How then do we teach this stance to our graduate students in the face of the very different habits they may have brought with them from college and indeed from the larger culture? Here I can suggest only a few techniques I have found useful in offering introductory “methods” classes to first-year students who come from such a wide variety of fields and chronological areas that sharing specific bibliographies and research techniques is not an option.

My first principle is to postpone the writing of any “book review” until well into the semester. Before evaluating an argument, it is necessary to get it right; this is far harder than most beginning graduate students realize. In the second or third week of class I have students bring with them a one-sentence summary of the book we are discussing. Then I have a student volunteer to put his or her statement on the board. We usually spend the entire class period revising that sentence together until we finally have a statement that accurately sums up what the author is saying.

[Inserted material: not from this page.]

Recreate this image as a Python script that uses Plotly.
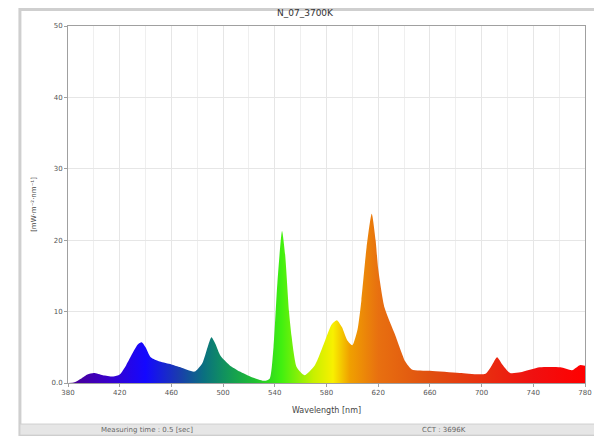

For the next class, I have students find a review of one of the books we have already read that they consider a good (not necessarily, of course, a positive) review and write a short essay on why the review succeeds. This precipitates a discussion of what a review should accomplish—that is, not only identify a book’s argument and its anticipated readership correctly but also evaluate its use of sources, situate it in the field of scholarship where it belongs (including the broad trends, biases, and assumptions of that field), and assess what it contributes. Students immediately realize that they usually don’t know enough to write a good review, but the realization is as much freeing as discouraging since it suggests to them that, in the long run, the goal of reviewing is assessing fairly and furthering knowledge, not either one-upmanship or paraphrase.

Then comes the footnote exercise—a pedagogical technique I borrowed from my former student Alison Frazier, now a professor at the University of Texas at Austin. I have the students find a long footnote in one of the books we have read and write an entire paper about it, checking every reference, primary and secondary. Do the sources support the point made? Are the cited passages taken in or out of context? Is the secondary material germane to the issue? The result of such investigation can, of course, be disillusionment with some great scholars whose particular note may turn out to be inaccurate or tendentious; but learning that even the greatest historians sometimes nod can be a relief as well as a warning. And in any case such an exercise leads to new respect for how much work goes into the deployment of even a single bit of supporting evidence. Only after these three steps do I ask students to write a review of a book.

While all this has been going on, I have also had students work on a prospectus for a research topic, to be submitted halfway through the term. I spend a good deal of time with each student, criticizing as best as I can the design of the topic, how appropriately it fits the source material, and why (given the state of the field) the question is being asked. This first prospectus is really a joint enterprise in which I steer the students away from unanswerable questions, inappropriate use of sources, or trendy (and therefore often tired) topics. I spend a lot of time asking, “Just how are you going to determine this from that?” Then, instead of having the students use the remaining six weeks to cobble together a research paper, I say, “OK, start all over again. Find a completely different question and design a research plan. This time do it by yourself.” Of course, in the best of all possible worlds, there will be a second semester in which the student can actually write one of the two papers proposed. But the interesting thing is that, even if the paper cannot be written or cannot be written just then, students tell me later that having gone through the exercise paid off when they came to choosing a dissertation topic, for they had begun to develop a sense (which, we know, will require a lifetime of honing) of how sources and questions must fit together.

Different teachers will have different techniques. These have worked for me. My general point is not, however, so much to suggest specific exercises as to make the argument that we have to teach a scholarly stance and that it is best taught hands-on. Only by the painstaking examination of what actually goes into an argument or a footnote or a review—of how hard it is to write history well—are students both challenged and empowered to do it themselves. Paradoxically enough, it turns out that making good scholarship seem difficult in the first graduate class leads to students who feel confident, not daunted when they turn to the far more difficult but far more rewarding work of finding a dissertation topic and crafting their first piece of history.

—Caroline Walker Bynum, professor of European medieval history in the School of Historical Studies at the Institute for Advanced Study in Princeton, New Jersey. She was president of the AHA in 1996. Among her many books, the most recent is Wonderful Blood: Theology and Practice in Late Medieval Northern Germany and Beyond, which received the Otto Gründler Book Prize. She is currently working on the significance of objects in the medieval religious world.


Note

1. See, for example, the essays by Judith Walkowitz, Brad Gregory, and Deborah Harkness in Perspectives on History, January 2009.